Gede Sandra menyayangkan, keputusan Presiden Prabowo yang memilih Bahlil sebagai Menteri ESDM. Menurutnya, seharusnya posisi strategis menteri ESDM sedianya dapat diberikan kepada orang berlatar belakang ekonomi atau teknik yang kuat.
“Agar dapat berhitung dengan baik. Agar tidak selalu rakyat yang menjadi korban dari inkompetensi pejabat,” jelas dia.
Dia menegaskan, inkompentensi Bahlil dengan mengeluarkan kebijakan transisi distribusi LPG 3 kg dari pengecer ke pangkalan hingga menyebabkan satu kematian warganya telah bertentangan pembukaan UUD 1945.
“Secara terang benderang telah bertentangan dengan Pembukaan UUD 1945. Yang mana Pemerintah melindungi segenap Bangsa Indonesia,” tandas dia.
Disemprot Warga
Dua jempol untuk Effendi, warga kelurahan Cibodasari Kecamatan Cibodas Kota Tangerang, yang berani menyuarakan jeritan jutaan pengguna gas melon langsung di depan muka Menteri ESDM Bahlil Lahadalia. Momen ini terjadi ketika Bahlil meninjau langsung antrean di Permunas 1, Kota Tangerang, Selasa (4/2/2025).
Pria berkemeja abu-abu dan topi cokelat ini dengan gagah berani menerobos kerumunan untuk berbicara dengan Bahlil. Saat berdialog, suaranya bergetar menahan tangis karena begitu emosi dengan kebijakan penghapusan pengecer yang menyusahkan masyarakat.
"Bapak punya alat untuk bertindak bukan rakyat yang dikorbankan. Yang kedua kalau kami jadi sub pangkalan persyaratannya apa?" ucap dia berapi-api.
"Tidak ada persyaratan," jawab Bahlil sembari memegang tangan Effendi untuk menenangkannya yang terlihat begitu emosi.
Dia juga mempersoalkan ketentuan warga wajib menunjukkan KTP saat membeli gas di pangkalan. Effendi tidak setuju karena hal ini merupakan privasi.
Bahlil kembali mencoba menenangkan, dengan berdalih bahwa tujuan kebijakannya untuk menjaga kestabilan harga di kalangan konsumen. Dia juga menyuruh Effendi untuk kembali ke antrean agar bisa segera mendapatkan gas melon, lalu pulang ke rumah. "Bapak saya pikir yang penting bapak ambil dulu, antre. Kita layani, tidak ada kelangkaan. Oke ya Pak," kata Bahlil sembari menepuk halus punggung Effendi.

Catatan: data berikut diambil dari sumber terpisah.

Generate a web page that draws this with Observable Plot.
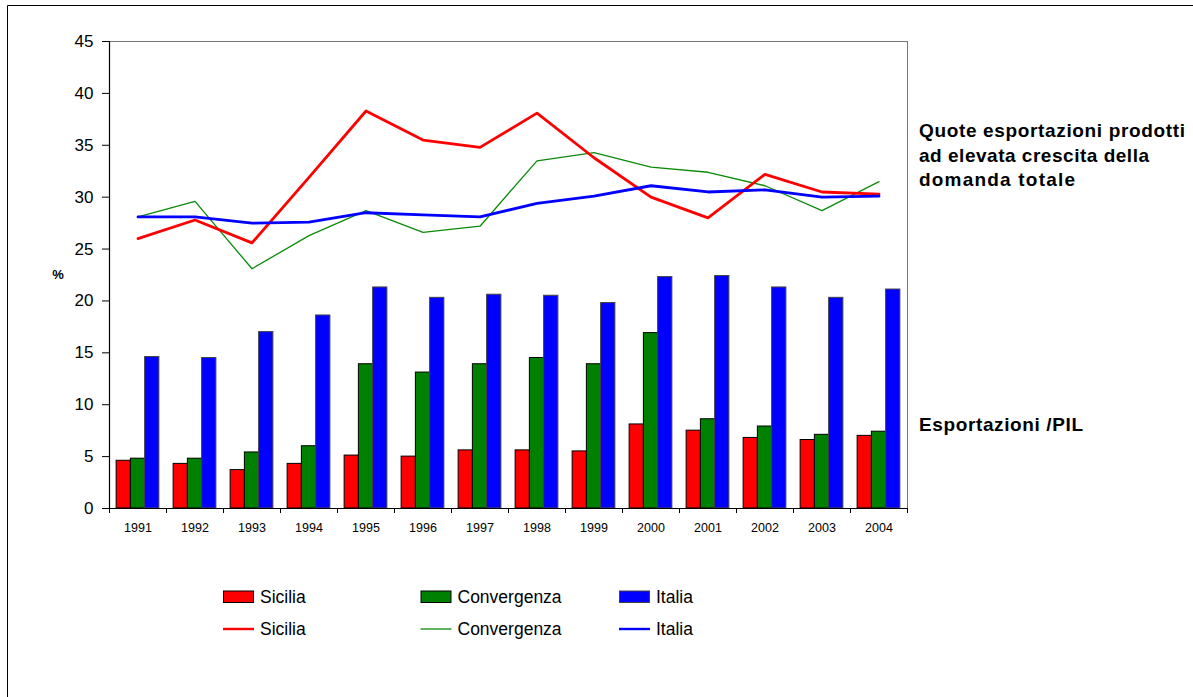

Jawaban Bahlil bukan bikin tenang, Effendi malah semakin emosi. Dia mengatakan, antrean ini justru menyusahkan dan membuat anaknya di rumah menangis kelaparan.
"Saya sekarang lagi masak, saya tinggal di rumah. Bukan antre gas-nya, anak kami lapar butuh makan, butuh kehidupan Pak! Logika jalan dong Pak!" ucap dia dengan suara bergetar.
Melihat respons ini, Bahlil jadi salah tingkah cuma bisa senyum-senyum kecut sembari tangannya terus menepuk pundak Effendi, berharap dia bisa meredakan emosinya. Beruntung para petugas di sekitar membantu melerai dan menarik Effendi pelan-pelan. "Sudah sudah, kita paham Pak," kata Bahlil.